C’est l’un des plus importants rapports sur le climat qu’ait produit le gouvernement américain, depuis plusieurs années. Mais ce gouvernement a choisi de le publier pendant l’un des plus importants congés fériés de l’année aux États-Unis. Comme s’il avait voulu lui assurer le moins de visibilité possible.
« Un grave avertissement sur le climat, enterré le vendredi noir », titre le magazine The Atlantic — Black Friday étant une référence à cette journée de magasinage la plus frénétique de l’année aux États-Unis, au lendemain de leur fête nationale de l’Action de grâces (Thanksgiving Day).
Le rapport ne dit pourtant rien de révolutionnaire: les changements climatiques auront un impact transformateur sur toutes les régions du pays, imposeront un fardeau économique à la nation, mettront en péril la santé de millions de personnes, et remettront en question jusqu’au « mode de vie américain ».
C’est dans le luxe de détails qu’il se distingue. À la fin du siècle, si la tendance actuelle se maintient, la facture économique pourrait s’élever à 500 milliards par an, en infrastructures à reconstruire, en réserves d’eau perdues — par exemple, dans le bassin du fleuve Colorado — en zones côtières à évacuer, en dégâts infligés à l’agriculture ou aux forêts — plus vulnérables aux incendies, comme en Californie en ce moment — ou en hospitalisations — par exemple, à cause de la progression de la maladie de Lyme. L’impact sur la santé pourrait se mesurer en milliers de morts évitables par an. Et certains des impacts sur les écosystèmes se mesureront en milliers d’années.
Ces conclusions ont beau aller à l’encontre des politiques de déréglementation environnementale à l’œuvre dans l’administration Trump, celle-ci n’avait pas le choix de rendre le rapport public: il relève d’une loi votée en 1990 (Global Change Research Act), qui impose la publication d’une mise à jour de « l’évaluation nationale du climat » tous les quatre ans. Ce National Climate Assessment, quatrième édition, est endossé par 10 agences gouvernementales, en plus de la NASA, de l’Agence des océans et de l’atmosphère (NOAA) et du ministère de la Défense.

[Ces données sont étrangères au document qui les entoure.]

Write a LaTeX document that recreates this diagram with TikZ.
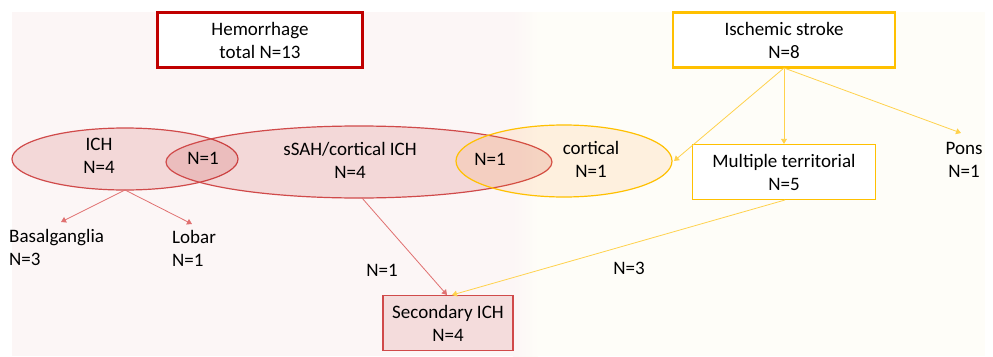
\documentclass[tikz,border=0pt]{standalone}
\usepackage{fontspec}
\setmainfont{Carlito}
\usetikzlibrary{arrows.meta,shapes.geometric}
\definecolor{hred}{HTML}{C00000}
\definecolor{ered}{HTML}{D04A4A}
\definecolor{ared}{HTML}{E07070}
\definecolor{gold}{HTML}{FFC000}
\definecolor{agold}{HTML}{FFD24D}
\definecolor{bgpink}{HTML}{FCF6F6}
\definecolor{bgcream}{HTML}{FEFDF8}
\definecolor{sfill}{HTML}{F4DCDC}
\tikzset{
  lbl/.style={font=\fontsize{19}{23}\selectfont, align=center, inner sep=0pt},
  llbl/.style={font=\fontsize{19}{23}\selectfont, align=left, inner sep=0pt},
  redell/.style={ellipse, draw=ered, line width=1.2pt, fill=red!70!black, fill opacity=0.12, draw opacity=1},
  goldell/.style={ellipse, draw=gold, line width=1.2pt, fill=orange, fill opacity=0.1, draw opacity=1},
  redarr/.style={draw=ared, line width=0.8pt, -{Triangle[length=5pt,width=6pt]}},
  goldarr/.style={draw=agold, line width=0.8pt, -{Triangle[length=5pt,width=6pt]}},
}
\begin{document}
\begin{tikzpicture}[x=1pt,y=-1pt]
\useasboundingbox (0,0) rectangle (993,356);
% background
\fill[bgpink] (12,12) rectangle (514,356);
\shade[left color=bgpink, right color=bgcream] (513,12) rectangle (538,356);
\fill[bgcream] (537,12) rectangle (985,356);

% top boxes
\node[draw=hred, line width=2.2pt, fill=white, minimum width=205pt, minimum height=55pt, lbl] (hem) at (260,40) {Hemorrhage\\total N=13};
\node[draw=gold, line width=2.2pt, fill=white, minimum width=222pt, minimum height=55pt, lbl] (isch) at (784,40) {Ischemic stroke\\N=8};

% ellipses
\node[redell, minimum width=226pt, minimum height=62pt, inner sep=0pt] (ich) at (125,159) {};
\node[redell, minimum width=386pt, minimum height=72pt, inner sep=0pt] (ssah) at (359,162) {};
\node[goldell, minimum width=216pt, minimum height=72pt, inner sep=0pt] (cort) at (564,161) {};

\node[lbl] (ichT) at (99,156) {ICH\\N=4};
\node[lbl] (ov1) at (203,158) {N=1};
\node[lbl] (ssahT) at (350,160) {sSAH/cortical ICH\\N=4};
\node[lbl] (ov2) at (490,159) {N=1};
\node[lbl] (cortT) at (591,159) {cortical\\N=1};

% ischemic branches
\node[draw=gold, line width=1.3pt, fill=white, minimum width=183pt, minimum height=55pt, lbl] (multi) at (784,172) {Multiple territorial\\N=5};
\node[lbl] (pons) at (964,160) {Pons\\N=1};

% ICH branches
\node[llbl, anchor=north west] (basal) at (9,229) {Basalganglia\\N=3};
\node[llbl, anchor=north west] (lobar) at (172,230) {Lobar\\N=1};

% secondary
\node[draw=ered, line width=1.3pt, fill=sfill, minimum width=130pt, minimum height=55pt, lbl] (sec) at (448,323) {Secondary ICH\\N=4};

\coordinate (ichB) at (125,190);
\coordinate (basTip) at (61,222);
\coordinate (lobTip) at (192,224);
\coordinate (isB) at (784,68);
\coordinate (cortTip) at (674,161);
\coordinate (ponsTip) at (961,133);
\coordinate (ssahB) at (362,198);
\coordinate (secTop1) at (447,295);
\coordinate (secTop2) at (452,295);
\coordinate (multiB) at (785,200);

\draw[redarr] (ichB) -- (basTip);
\draw[redarr] (ichB) -- (lobTip);
\draw[redarr] (ssahB) -- (secTop1);
\draw[goldarr] (isB) -- (cortTip);
\draw[goldarr] (isB) -- (multi.north);
\draw[goldarr] (isB) -- (ponsTip);
\draw[goldarr] (multiB) -- (secTop2);

\node[lbl] (n1) at (382,270) {N=1};
\node[lbl] (n3) at (629,268) {N=3};
\end{tikzpicture}
\end{document}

Le document publié discrètement vendredi après-midi, lourd de 1650 pages, est le résultat du travail de plus de 300 scientifiques à l’emploi du gouvernement, des universités et du monde des affaires. C’est une revue de la littérature scientifique, en particulier des milliers d’études parues depuis 2014-2015 — date de la troisième édition. Et c’est en fait le deuxième volume de cette 4e édition: le premier volume, sur l’état des connaissances sur la science du climat, avait été publié il y a 12 mois.
Même les auteurs semblaient ignorer, jusqu’à la veille, qu’il sortirait pendant le congé. Initialement, il devait paraître en décembre, pendant le congrès de l’Union géophysique américaine. Interrogé par The Atlantic, le biologiste John Bruno a déclaré qu’aucune explication ne lui avait été donnée. « La direction a laissé entendre que l’horaire était dicté par une autre entité mais n’ont pas dit qui. »
La Maison-Blanche, que plusieurs soupçonnent d’être cette « autre entité », a tenté, par la voix d’une porte-parole, d’atténuer l’importance du rapport, alléguant qu’il était « largement basé sur les plus extrêmes scénarios ». La climatologue Katharine Hayhoe, elle-même d’allégeance conservatrice et chrétienne évangélique, a rejeté cette interprétation: « J’ai moi-même écrit le chapitre des scénarios, alors je peux confirmer qu’il prend en considération tous les scénarios, depuis ceux où nous devenons carboneutres avant la fin du siècle jusqu’à ceux où les émissions de carbone continuent de grimper. »
Évidemment, ces dégâts ne sont pas tous irréversibles. Bien qu’une partie du réchauffement le soit bel et bien (même si les humains cessaient immédiatement d’émettre des gaz à effet de serre, la température moyenne de la planète continuerait d’augmenter de 0,3 degré Celsius), l’ampleur des impacts de la fin du siècle dépendra des priorités politiques de notre époque.
Ceci dit, il n’est pas impossible que la tentative de dissimulation se soit retournée contre la Maison-Blanche. Le magazine Gizmodo notait dimanche que, pour une nouvelle sur les changements climatiques, celle-ci a eu droit à une attention supérieure à la moyenne de la part des médias américains — le fait que ce soit une fin de semaine traditionnellement pauvre en nouvelles a pu y contribuer, de même que le fait que ce rapport parle d’impacts qui, cette fois, vont toucher les Américains directement chez eux.